I've definitely had my fair share of adventures in the last couple of years. I actually started to keep a journal of these tales because some we're so outrageous. Someday I'll write a book surrounding these events but If I told you some of these stories now, you probably wouldn't believe me so i'll keep silent until further notice.
What ways do you feel that with life events like becoming a father and such has impacted you personally, geographically, as well has developed your perspectives on your music?
Life events are what make a person a person. They can shape you for the better or for the worse. It all depends on how each of us soaks it up. For me, it's helped me become a better person and definitely a better artist and writer. Being a father is the best thing that's ever happened to me hands down. It put everything into perspective; the right perspective. It's for lack of better words, the gnarliest thing ever. It's made me more carefree with the writing process and more daring. I don't take it so seriously and that's definitely important advise I would give to any kind of artist. Just do whatever feels the best and let the rest fall into place.
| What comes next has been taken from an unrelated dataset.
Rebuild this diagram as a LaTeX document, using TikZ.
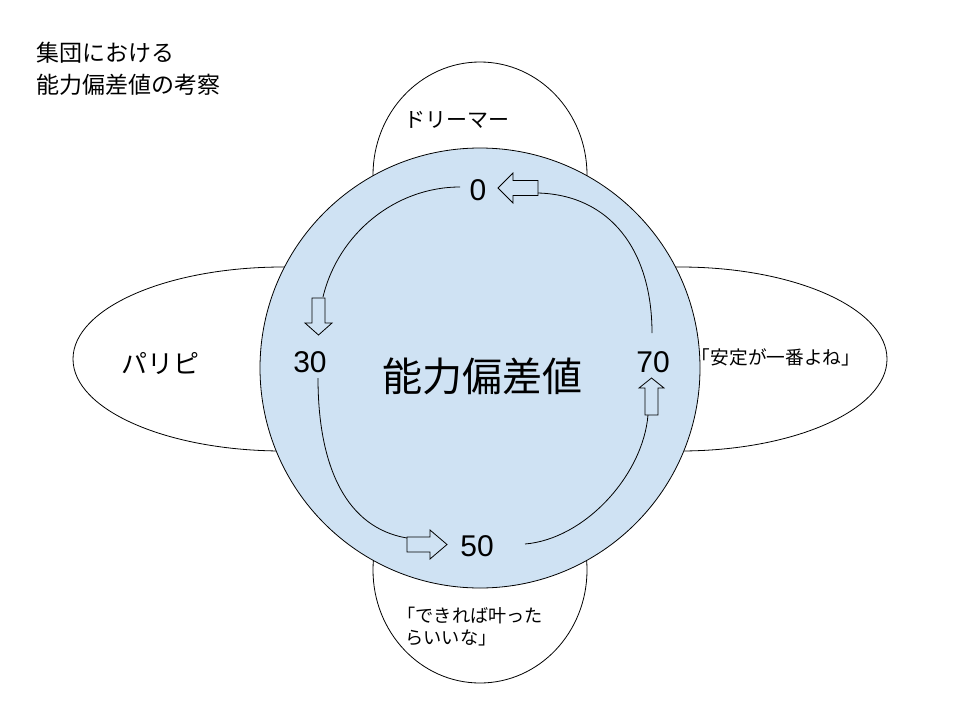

In your recent tours, what did you find yourself listening a lot to music wise? Favorite albums, new or old? Mixtapes of interest?
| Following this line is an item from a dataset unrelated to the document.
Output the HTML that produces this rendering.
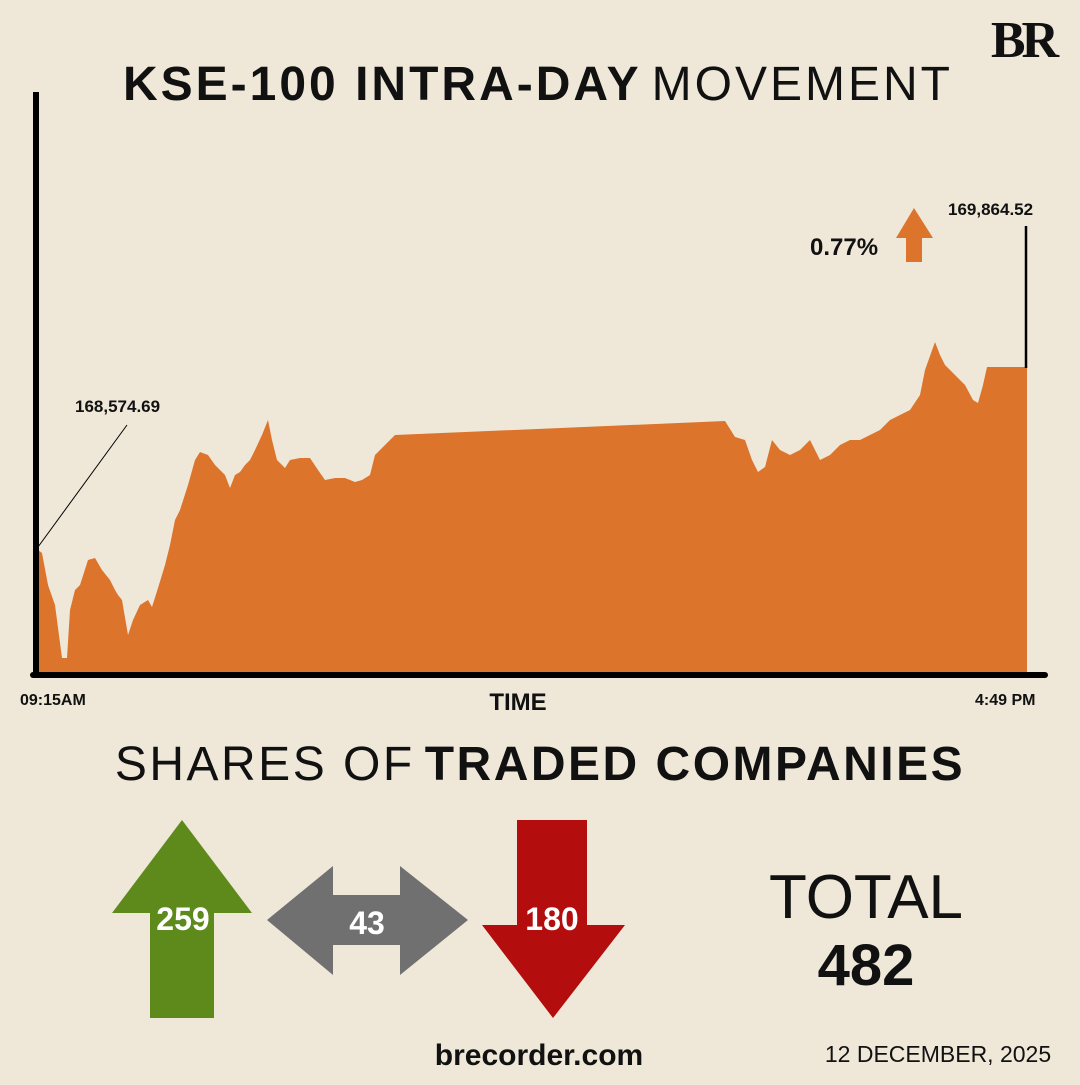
<!DOCTYPE html>
<html><head><style>
body{margin:0;width:1080px;height:1080px;background:#efe8d9;font-family:"Liberation Sans",sans-serif;overflow:hidden}
</style></head><body>
<svg width="1080" height="1080" viewBox="0 0 1080 1080" xmlns="http://www.w3.org/2000/svg">
<rect width="1080" height="1080" fill="#efe8d9"/>
<text x="1023" y="57" font-family="Liberation Serif" font-weight="bold" font-size="52" text-anchor="middle" fill="#111" letter-spacing="-4">BR</text>
<text x="538" y="100" text-anchor="middle" font-size="48" fill="#111" letter-spacing="3"><tspan font-weight="bold">KSE-100 INTRA-DAY</tspan><tspan font-weight="normal" dx="10">MOVEMENT</tspan></text>
<polygon fill="#dc742c" points="38,672 38,550 42,553 48,585 55,605 62,658 67,658 70,610 75,590 80,585 88,560 95,558 102,570 110,580 115,590 118,595 122,600 128,635 133,620 140,605 148,600 152,607 158,588 165,565 170,545 175,520 180,510 188,485 195,460 200,452 208,455 215,465 225,475 230,488 235,475 240,472 245,465 250,460 255,450 262,435 268,420 272,440 277,460 285,468 290,460 300,458 310,458 318,470 325,480 335,478 345,478 355,482 362,480 370,475 375,455 385,445 395,435 725,421 735,437 745,440 752,460 758,472 765,467 772,440 780,450 790,455 800,450 810,440 820,460 830,455 840,445 850,440 860,440 870,435 880,430 890,420 900,415 910,410 920,395 925,370 935,342 940,355 945,365 955,375 965,385 973,400 978,403 983,385 987,367 1027,367 1027,672"/>
<line x1="36" y1="92" x2="36" y2="677" stroke="#000" stroke-width="6"/>
<line x1="33" y1="675" x2="1045" y2="675" stroke="#000" stroke-width="6" stroke-linecap="round"/>
<line x1="1026" y1="226" x2="1026" y2="368" stroke="#000" stroke-width="2.5"/>
<line x1="38" y1="547" x2="127" y2="425" stroke="#000" stroke-width="1"/>
<text x="75" y="412" font-size="17" font-weight="bold" fill="#111">168,574.69</text>
<text x="948" y="215" font-size="17" font-weight="bold" fill="#111">169,864.52</text>
<text x="810" y="255" font-size="24" font-weight="bold" fill="#111">0.77%</text>
<polygon fill="#dc742c" points="914,208 896,238 906,238 906,262 922,262 922,238 933,238"/>
<text x="20" y="705" font-size="16" font-weight="bold" fill="#111">09:15AM</text>
<text x="518" y="710" font-size="24" font-weight="bold" fill="#111" text-anchor="middle">TIME</text>
<text x="975" y="705" font-size="16" font-weight="bold" fill="#111">4:49 PM</text>
<text x="540" y="780" text-anchor="middle" font-size="48" fill="#111" letter-spacing="2.5"><tspan>SHARES OF</tspan><tspan font-weight="bold" dx="10">TRADED COMPANIES</tspan></text>
<polygon fill="#5e8a1c" points="182,820 252,913 214,913 214,1018 150,1018 150,913 112,913"/>
<text x="183" y="930" text-anchor="middle" font-size="32" font-weight="bold" fill="#fff">259</text>
<polygon fill="#707070" points="267,920 333,866 333,895 400,895 400,866 468,920 400,975 400,945 333,945 333,975"/>
<text x="367" y="934" text-anchor="middle" font-size="32" font-weight="bold" fill="#fff">43</text>
<polygon fill="#b30d0d" points="517,820 587,820 587,925 625,925 553,1018 482,925 517,925"/>
<text x="552" y="930" text-anchor="middle" font-size="32" font-weight="bold" fill="#fff">180</text>
<text x="866" y="918" text-anchor="middle" font-size="62" fill="#111">TOTAL</text>
<text x="866" y="985" text-anchor="middle" font-size="58" font-weight="bold" fill="#111">482</text>
<text x="539" y="1065" text-anchor="middle" font-size="30" font-weight="bold" fill="#111">brecorder.com</text>
<text x="938" y="1062" text-anchor="middle" font-size="23" fill="#111">12 DECEMBER, 2025</text>
</svg>
</body></html>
The wonderful music of Vashti Bunyan became a common go to. I started getting into Kurt Vile. I could really zone out on his work. Jacco Gardner's new album also became a favorite.
Is there more Crown Plaza home recordings in the work? Those too are really dear to me, and come too from some really earnest, and intimate places.
The last Crown Plaza EP Chem Waves Volume 1 was a really personal one for me since I was going through a really tough time. It felt good to go super raw and deep without lyrical filters. I enjoyed that so much, I actually recently started to post raw uncut fresh demos on the Crown Plaza soundcloud page so listeners could really connect with with me in that way. They seem to be into it as I am so the answer is yes. More home demo recordings coming soon as well as official releases that are in the works for this project. Super excited.
From bouncing between Tucson, AZ and LA, CA; how has this Southwest adventurism impacted your cradled guitar tones, and that dusty echo glow that your are famous for?
Ha ha, yeah, I fell in love with that Tucson Desert. The dry crisp air, the plethora of saguaros and rattlesnakes, the sudden and powerful monsoons, the amazing glow and colors of those sunsets and the trillions of stars at night! All this was constantly present in my heart in addition to the preexisting heavy California beach vibes from where i grew up as I was writing and zeroing in on the sound that we now have today.